WHAT YOU WILL DO :: Look through the entries below and report how many lines hold the string "seaborn". Only the number is wanted.

DATA SUPPLIED ::
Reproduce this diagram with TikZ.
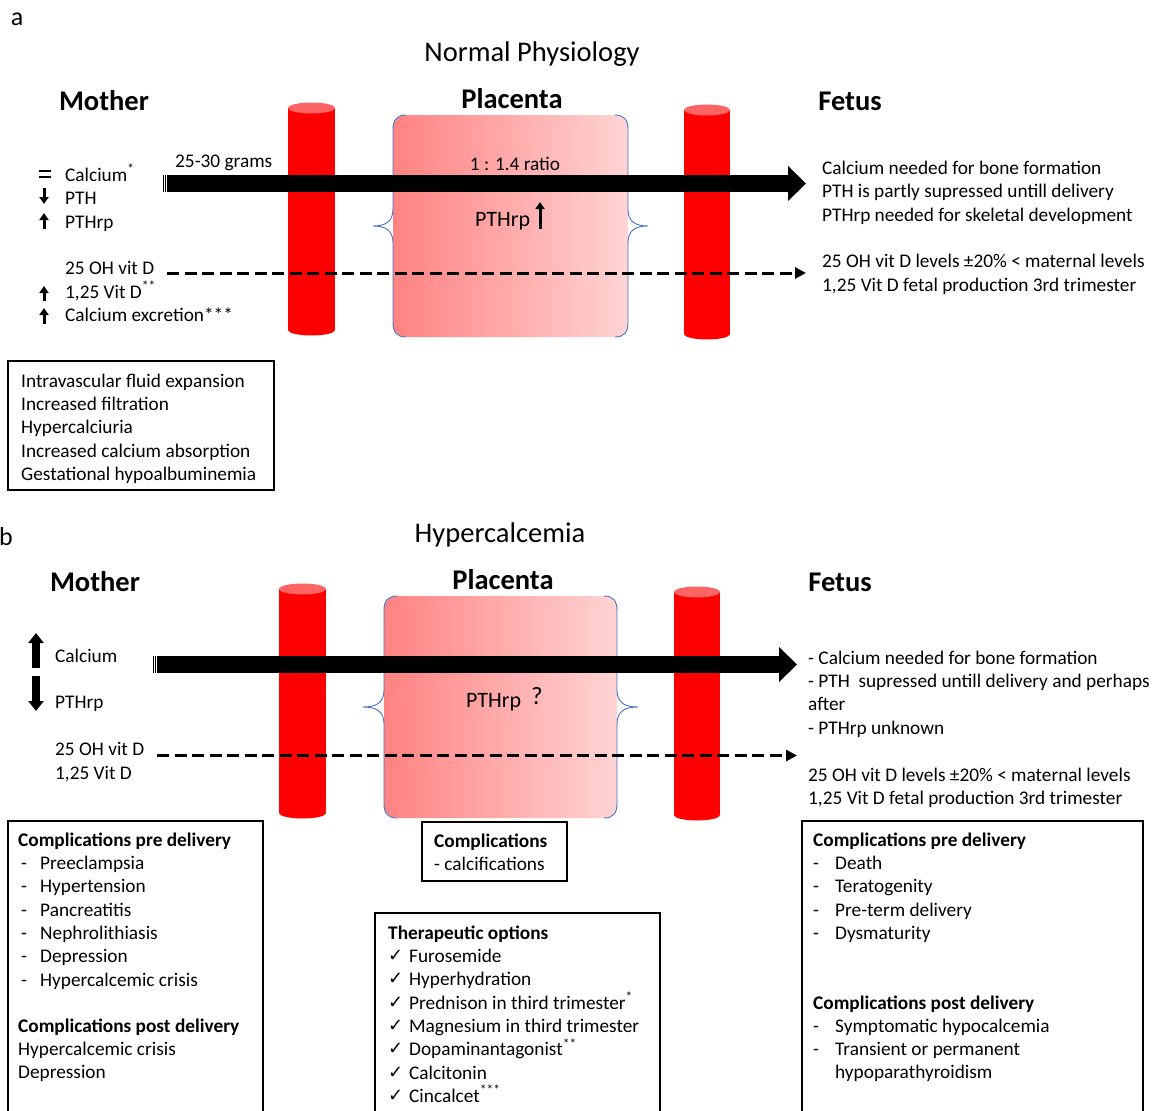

...

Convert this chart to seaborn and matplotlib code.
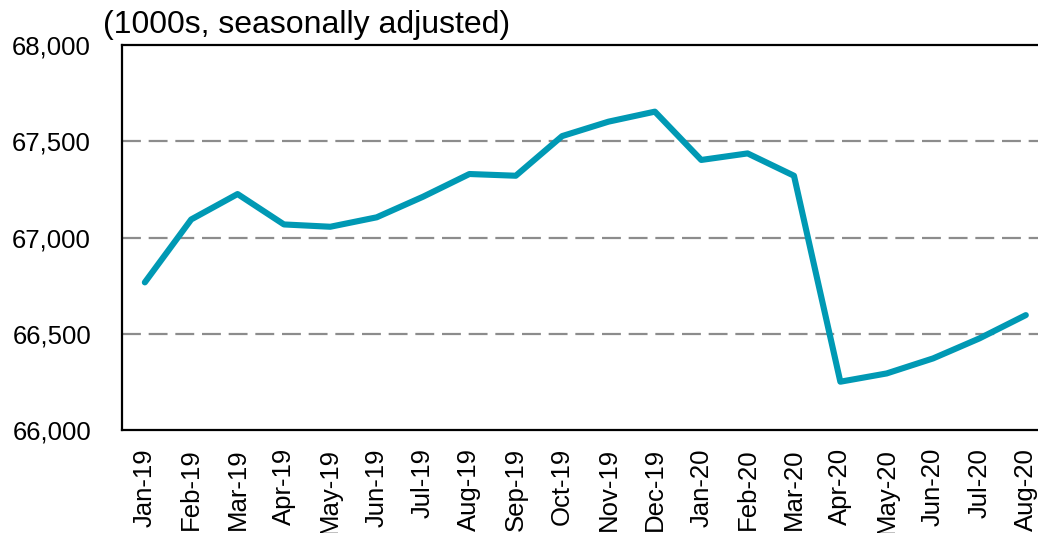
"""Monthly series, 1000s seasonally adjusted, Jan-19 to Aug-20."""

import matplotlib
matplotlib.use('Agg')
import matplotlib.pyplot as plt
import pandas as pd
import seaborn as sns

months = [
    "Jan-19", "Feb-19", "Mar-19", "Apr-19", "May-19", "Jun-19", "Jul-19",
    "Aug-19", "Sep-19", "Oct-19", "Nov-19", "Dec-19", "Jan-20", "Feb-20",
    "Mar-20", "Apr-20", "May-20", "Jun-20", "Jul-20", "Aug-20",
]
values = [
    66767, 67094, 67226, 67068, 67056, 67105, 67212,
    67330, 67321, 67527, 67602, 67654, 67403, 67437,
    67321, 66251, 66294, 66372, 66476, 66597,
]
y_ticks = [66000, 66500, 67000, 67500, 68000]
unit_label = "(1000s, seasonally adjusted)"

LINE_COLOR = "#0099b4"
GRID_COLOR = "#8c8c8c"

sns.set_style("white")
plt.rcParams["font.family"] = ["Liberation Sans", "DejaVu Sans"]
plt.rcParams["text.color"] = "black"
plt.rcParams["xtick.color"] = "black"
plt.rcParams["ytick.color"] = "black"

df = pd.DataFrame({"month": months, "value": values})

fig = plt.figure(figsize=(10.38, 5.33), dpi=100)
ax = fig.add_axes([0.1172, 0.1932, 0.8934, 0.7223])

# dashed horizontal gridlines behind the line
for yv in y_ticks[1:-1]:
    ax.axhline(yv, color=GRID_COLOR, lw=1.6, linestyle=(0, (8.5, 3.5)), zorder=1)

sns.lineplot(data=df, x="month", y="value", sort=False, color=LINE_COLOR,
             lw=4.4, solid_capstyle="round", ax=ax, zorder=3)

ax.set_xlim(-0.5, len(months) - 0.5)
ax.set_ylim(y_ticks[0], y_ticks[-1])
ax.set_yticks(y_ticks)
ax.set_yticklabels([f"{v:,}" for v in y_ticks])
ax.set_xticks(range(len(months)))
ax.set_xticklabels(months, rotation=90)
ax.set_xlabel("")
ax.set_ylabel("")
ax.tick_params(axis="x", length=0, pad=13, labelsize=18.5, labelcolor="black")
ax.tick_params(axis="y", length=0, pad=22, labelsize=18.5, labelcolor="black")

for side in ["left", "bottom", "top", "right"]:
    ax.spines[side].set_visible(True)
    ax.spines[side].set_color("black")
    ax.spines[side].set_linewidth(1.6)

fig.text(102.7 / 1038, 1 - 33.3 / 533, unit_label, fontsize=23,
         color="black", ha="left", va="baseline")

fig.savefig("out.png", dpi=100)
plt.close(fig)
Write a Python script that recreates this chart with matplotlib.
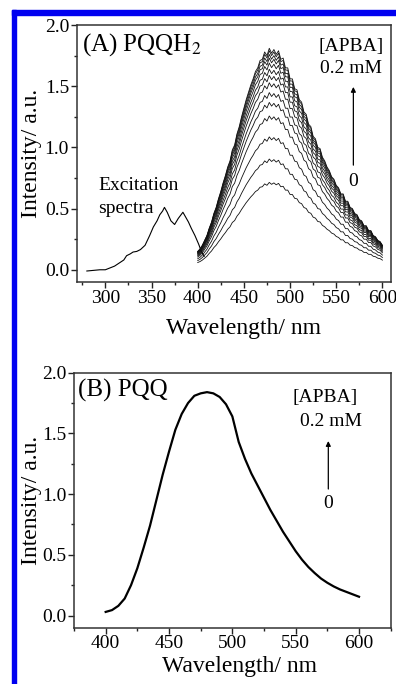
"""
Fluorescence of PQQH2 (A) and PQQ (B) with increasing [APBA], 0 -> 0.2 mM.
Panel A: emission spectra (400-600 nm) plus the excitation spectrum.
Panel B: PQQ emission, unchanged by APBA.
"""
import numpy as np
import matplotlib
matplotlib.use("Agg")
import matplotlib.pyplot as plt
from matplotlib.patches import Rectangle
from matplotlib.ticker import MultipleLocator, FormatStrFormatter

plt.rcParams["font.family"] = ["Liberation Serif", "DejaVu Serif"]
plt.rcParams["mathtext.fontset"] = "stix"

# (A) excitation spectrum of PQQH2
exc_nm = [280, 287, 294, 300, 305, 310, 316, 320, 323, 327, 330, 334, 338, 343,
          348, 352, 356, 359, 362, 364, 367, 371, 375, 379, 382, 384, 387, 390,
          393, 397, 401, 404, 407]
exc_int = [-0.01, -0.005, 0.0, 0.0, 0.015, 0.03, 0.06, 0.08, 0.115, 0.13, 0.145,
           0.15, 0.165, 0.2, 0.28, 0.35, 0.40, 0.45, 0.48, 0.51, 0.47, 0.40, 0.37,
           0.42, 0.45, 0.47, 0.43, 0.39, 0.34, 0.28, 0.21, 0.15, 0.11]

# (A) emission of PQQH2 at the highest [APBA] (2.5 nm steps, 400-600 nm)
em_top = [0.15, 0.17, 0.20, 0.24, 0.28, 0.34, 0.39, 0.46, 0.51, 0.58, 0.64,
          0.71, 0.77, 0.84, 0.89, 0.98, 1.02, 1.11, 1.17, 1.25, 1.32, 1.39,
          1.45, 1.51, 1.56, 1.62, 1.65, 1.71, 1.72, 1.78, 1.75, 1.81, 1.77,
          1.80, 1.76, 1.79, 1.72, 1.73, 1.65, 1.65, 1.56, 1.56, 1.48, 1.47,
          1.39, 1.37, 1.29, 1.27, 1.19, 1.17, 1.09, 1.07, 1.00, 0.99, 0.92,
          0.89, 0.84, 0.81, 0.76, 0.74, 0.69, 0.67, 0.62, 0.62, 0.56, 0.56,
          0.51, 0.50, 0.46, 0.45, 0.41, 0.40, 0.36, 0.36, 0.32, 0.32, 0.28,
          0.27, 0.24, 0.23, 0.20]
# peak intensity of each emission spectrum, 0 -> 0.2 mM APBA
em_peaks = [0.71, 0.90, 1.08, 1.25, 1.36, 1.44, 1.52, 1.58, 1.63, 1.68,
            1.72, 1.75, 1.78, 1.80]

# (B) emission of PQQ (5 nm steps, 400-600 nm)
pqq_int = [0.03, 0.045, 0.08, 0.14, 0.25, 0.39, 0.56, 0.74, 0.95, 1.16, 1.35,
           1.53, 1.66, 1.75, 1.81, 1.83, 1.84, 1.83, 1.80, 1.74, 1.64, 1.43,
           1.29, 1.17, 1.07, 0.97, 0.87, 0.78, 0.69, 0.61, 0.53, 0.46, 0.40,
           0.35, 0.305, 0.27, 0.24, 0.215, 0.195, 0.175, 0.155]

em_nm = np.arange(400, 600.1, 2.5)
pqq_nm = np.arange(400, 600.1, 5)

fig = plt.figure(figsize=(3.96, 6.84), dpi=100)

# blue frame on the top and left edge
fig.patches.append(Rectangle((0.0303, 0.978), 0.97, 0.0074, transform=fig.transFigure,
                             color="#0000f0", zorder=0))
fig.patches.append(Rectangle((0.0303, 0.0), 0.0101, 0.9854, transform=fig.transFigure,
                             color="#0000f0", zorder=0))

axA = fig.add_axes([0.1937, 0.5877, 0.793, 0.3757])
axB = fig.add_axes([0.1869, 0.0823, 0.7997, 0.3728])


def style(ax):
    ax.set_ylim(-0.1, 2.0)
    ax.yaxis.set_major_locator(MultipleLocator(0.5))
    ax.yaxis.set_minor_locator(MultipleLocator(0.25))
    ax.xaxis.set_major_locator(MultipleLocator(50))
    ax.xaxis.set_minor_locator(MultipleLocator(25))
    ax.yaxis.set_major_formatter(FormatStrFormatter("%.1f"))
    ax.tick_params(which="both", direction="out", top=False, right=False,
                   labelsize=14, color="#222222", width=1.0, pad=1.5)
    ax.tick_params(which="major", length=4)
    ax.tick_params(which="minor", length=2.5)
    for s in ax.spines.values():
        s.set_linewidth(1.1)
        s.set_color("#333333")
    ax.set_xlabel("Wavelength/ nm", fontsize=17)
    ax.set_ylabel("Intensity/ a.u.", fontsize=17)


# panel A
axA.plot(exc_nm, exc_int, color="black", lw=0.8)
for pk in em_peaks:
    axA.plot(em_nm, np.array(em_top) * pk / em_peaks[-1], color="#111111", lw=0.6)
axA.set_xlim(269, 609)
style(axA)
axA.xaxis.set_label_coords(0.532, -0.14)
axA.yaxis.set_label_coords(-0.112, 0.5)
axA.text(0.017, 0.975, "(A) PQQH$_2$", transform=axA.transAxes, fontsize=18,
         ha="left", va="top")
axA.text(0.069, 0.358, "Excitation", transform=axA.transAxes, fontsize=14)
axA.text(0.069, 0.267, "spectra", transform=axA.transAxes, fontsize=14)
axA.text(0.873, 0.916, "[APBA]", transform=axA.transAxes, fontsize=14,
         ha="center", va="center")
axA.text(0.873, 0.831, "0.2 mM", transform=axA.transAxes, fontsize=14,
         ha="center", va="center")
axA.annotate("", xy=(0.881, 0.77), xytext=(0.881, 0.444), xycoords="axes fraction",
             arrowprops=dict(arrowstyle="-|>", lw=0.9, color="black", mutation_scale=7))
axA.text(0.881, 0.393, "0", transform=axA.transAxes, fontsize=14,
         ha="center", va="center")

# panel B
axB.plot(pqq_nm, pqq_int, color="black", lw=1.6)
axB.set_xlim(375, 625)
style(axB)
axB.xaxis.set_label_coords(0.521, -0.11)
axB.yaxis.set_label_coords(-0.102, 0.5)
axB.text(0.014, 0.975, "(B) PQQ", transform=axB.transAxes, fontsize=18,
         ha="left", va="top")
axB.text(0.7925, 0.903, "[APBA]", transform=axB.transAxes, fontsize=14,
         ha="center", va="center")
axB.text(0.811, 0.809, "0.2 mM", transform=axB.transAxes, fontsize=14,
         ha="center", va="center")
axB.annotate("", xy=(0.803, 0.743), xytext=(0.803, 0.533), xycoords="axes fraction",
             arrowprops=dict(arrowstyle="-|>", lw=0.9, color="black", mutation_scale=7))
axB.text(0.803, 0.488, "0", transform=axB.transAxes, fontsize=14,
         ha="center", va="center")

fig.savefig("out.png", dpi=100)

--

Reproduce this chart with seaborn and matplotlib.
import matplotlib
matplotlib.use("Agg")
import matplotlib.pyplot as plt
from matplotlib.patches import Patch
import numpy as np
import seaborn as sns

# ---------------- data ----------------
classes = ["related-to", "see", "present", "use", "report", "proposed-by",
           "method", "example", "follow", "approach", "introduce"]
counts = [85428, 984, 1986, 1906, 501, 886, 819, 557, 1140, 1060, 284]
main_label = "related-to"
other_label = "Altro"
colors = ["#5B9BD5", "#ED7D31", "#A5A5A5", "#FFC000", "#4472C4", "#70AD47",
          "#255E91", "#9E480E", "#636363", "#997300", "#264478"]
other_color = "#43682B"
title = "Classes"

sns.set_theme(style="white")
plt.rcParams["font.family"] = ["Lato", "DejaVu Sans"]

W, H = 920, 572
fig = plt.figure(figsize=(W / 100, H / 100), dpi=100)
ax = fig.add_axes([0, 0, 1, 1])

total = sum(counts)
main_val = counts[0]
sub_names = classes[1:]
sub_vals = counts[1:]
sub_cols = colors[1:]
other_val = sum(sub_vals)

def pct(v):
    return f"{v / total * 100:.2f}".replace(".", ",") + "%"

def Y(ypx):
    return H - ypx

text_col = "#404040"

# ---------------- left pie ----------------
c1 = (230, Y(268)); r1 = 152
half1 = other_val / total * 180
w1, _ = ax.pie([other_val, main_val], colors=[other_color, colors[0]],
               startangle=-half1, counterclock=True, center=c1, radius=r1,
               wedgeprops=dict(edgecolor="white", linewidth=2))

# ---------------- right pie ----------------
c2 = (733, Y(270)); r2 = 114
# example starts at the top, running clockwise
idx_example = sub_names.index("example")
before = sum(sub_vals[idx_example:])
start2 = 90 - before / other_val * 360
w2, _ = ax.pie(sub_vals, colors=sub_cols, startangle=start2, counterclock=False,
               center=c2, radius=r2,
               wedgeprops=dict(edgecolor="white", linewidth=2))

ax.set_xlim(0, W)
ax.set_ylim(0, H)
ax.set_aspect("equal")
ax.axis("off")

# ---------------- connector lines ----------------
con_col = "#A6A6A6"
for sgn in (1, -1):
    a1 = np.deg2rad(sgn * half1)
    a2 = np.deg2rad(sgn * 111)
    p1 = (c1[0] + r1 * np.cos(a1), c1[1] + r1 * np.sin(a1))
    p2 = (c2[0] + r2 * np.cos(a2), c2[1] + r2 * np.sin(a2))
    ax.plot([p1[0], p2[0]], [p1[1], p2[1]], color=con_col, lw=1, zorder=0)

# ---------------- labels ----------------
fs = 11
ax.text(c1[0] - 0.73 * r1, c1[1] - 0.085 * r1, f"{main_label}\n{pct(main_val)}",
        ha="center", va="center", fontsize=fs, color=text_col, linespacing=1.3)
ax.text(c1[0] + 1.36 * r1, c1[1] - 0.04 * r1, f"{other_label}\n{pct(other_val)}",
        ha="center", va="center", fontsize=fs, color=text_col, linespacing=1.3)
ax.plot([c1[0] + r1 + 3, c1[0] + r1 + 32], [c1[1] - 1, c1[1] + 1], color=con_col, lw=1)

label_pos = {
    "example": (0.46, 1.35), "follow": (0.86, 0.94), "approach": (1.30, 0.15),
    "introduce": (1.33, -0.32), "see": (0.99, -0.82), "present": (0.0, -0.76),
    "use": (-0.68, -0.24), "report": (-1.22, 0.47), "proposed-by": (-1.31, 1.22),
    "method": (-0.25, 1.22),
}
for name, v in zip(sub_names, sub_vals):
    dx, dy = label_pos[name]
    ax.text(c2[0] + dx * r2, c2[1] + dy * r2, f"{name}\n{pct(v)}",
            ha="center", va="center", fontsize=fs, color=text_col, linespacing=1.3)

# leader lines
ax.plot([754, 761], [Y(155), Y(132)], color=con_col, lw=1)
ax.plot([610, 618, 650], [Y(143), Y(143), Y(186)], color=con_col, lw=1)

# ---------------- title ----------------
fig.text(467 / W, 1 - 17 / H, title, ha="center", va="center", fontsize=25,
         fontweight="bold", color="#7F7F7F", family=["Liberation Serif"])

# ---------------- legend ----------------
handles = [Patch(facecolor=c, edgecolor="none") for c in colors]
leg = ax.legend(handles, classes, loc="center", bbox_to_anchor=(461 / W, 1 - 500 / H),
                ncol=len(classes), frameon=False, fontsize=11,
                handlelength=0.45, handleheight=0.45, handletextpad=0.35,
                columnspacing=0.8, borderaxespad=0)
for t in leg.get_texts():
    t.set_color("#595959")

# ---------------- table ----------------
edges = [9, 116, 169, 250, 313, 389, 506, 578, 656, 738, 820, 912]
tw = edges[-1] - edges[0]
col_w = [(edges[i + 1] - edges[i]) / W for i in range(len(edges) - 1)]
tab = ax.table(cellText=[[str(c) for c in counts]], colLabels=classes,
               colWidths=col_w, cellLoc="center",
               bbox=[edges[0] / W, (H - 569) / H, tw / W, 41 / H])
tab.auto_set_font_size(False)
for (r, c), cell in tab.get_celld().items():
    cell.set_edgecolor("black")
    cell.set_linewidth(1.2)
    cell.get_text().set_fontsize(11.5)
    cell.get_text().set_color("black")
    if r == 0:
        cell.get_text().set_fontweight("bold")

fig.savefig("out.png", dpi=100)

RESULT :: 4